“OR can quite legitimately claim that they need this change to improve the safety of their boat to acceptable levels. ETNZ/LR can quite legitimately claim that the issue is created by design choices.”
When you’re foiling a catamaran, you’re generating lift just like an airplane. The Emirates Team New Zealand yacht generates more lift with the forward element than the rear. The Oracle Racing Larry Ellison yacht does so as well but it gets a bit more lift from the rear compared with ETNZ.
So, ETNZ is more like a regular airplane with a small tail and OR is more like this goofy thing:
Mandating a bigger tail for all comers in the name of safety is a way for the Larry Ellison America’s Cup people to gain an advantage for Larry Ellison and/or Artemis Racing, the team with the other failed design,
“ETNZ have a boat that is almost entirely supported on its single main foil. The rudder provides very little lift, just control forces, which are relatively small. As speed changes, lift changes. The main foil is correspondingly adjusted, as this is allowed, so the lift remains as required. The lift on the rudder changes, but since this force is relatively small, the change in attitude on the boat is not problematic, and the local effects of free surface and small size provide a natural limit to motions. When it goes wrong, the boat will pivot about its main foil, potentially creating a high bow down pitch angle, so they’ve included sufficient buoyancy in the bows to cope.
OR have a boat where the lift is shared between the main foil and the rudder. The amount of lift provided by the rudder is still a small proportion of the total, but the rudder lift force is large compared to the rudder control force. As speed changes, lift changes. The main foil is correspondingly adjusted, but the rudder isn’t. The change in force on the rudder is significant, and affects the attitude of the boat. A small rudder foil that is required to provide a lot of lift can only do so with a large angle of attack, so with a fixed angle, a large change in trim of the boat is required, hence poor control. When it goes wrong, the boat pivots about the rudder foil, and hence a reduced bow down pitch angle, and hence the boat can have lower volume bows to allow recovery.
I’m sure both teams have simulated both approaches. ETNZ decided that they would go for the former, at a price of bigger main foil, lower righting moment, and more aero drag, so they have better control over a wide range of speeds for a given rudder setting. OR decided on the latter as it provides a lower drag solution, but for a smaller range of speeds for a given rudder setting. Boat 1 was an extreme example of this, but boat 2 is less extreme.
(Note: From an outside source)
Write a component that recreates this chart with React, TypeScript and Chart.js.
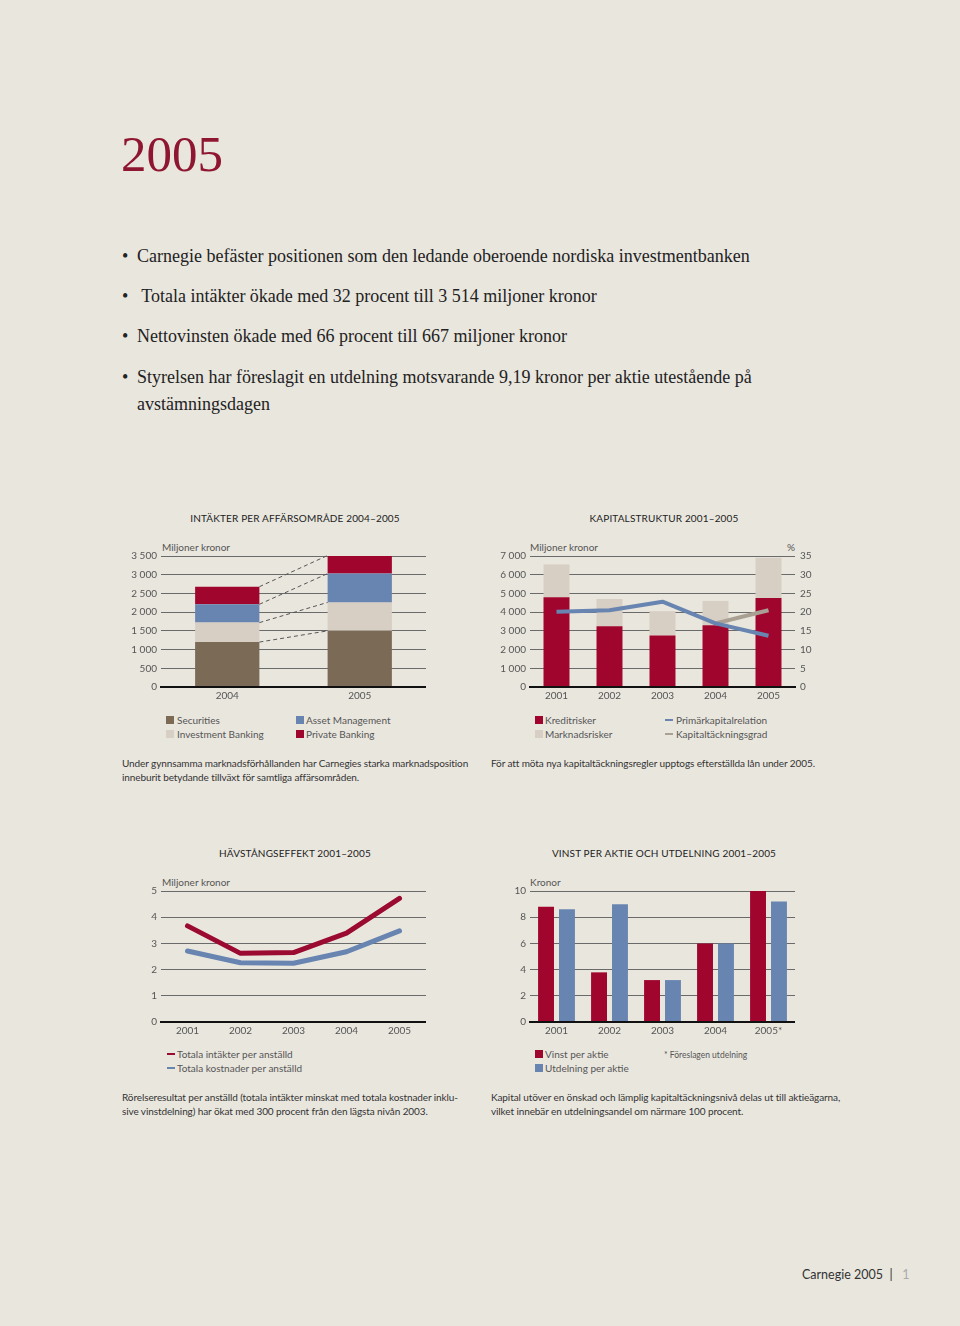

However, OR have found that the range of speeds over which they have good control is too small using the maximum size of rudder foil allowed. Hence, when they are running in the narrow speed range, they look good, but as soon as this is not the case, they have large pitch angles. Using a larger rudder foil requires less boat trim to generate the change in force, and hence better control.
The problem OR face is if they were to move the main foils further aft and increase their size, they would then have a boat which, if it goes wrong, will not have enough buoyancy in the bow to recover from the large pitch angle that would occur with the bigger main foil. A potentially dangerous solution, and rebuilding the hulls is probably not feasible, since even if they had the time, the added weight is more than their program has in the bank. They aren’t allowed new hulls. Furthermore, they have made corresponding design choices with their wing that also suggest the expectation of a narrow speed range, and moving to a higher drag foil solution would present them with power issues.
I suspect that OR may have been using a larger rudder foil recently to achieve the improvements we’ve been seeing, and consequently they already know that operating with class legal rudder foils is not a safe option for them, since if they set up the small rudder foils for lighter winds, and the winds increase during a race, they will have an unacceptably high probability of pitchpoling.
As such, the move to increase allowed rudder foil size and control is a real issue for OR, as without it they will have to choose between pulling out of certain races when conditions change, or risking the boat and crew by continuing. ETNZ and LR, on the other hand, don’t have this issue, and in fact increasing the rudder foil size on their boats would not only increase drag, but also create control problems due to the size of the control force generated becoming too large.
Hence the current dichotomy OR can quite legitimately claim that they need this change to improve the safety of their boat to acceptable levels. ETNZ/LR can quite legitimately claim that the issue is created by design choices. Since the AC is not just a design and sailing competition, but a design, sailing, and legal competition, we’ll have to wait and see who has the best overall package.
And then, in response to a question about how the engineer knows all this:
“Because when the OR boat is in the water, its static waterline, combined with its visible hullform when on a crane, shows that the vessel CoG is well aft of the main foil location. On the ETNZ boat, this is not the case. Their main foil is about where the CoG appears to be (actually slightly forward, but not by much).
As such, the resulting moment generated by the offset between main lifting foil vector and sum of sailing force vector on OR requires the rudder foil to provide a significant lifting force, plus also to provide the dynamic positive and negative control force, whilst on ETNZ the rudder foil provide very little lift force, just the control force element.”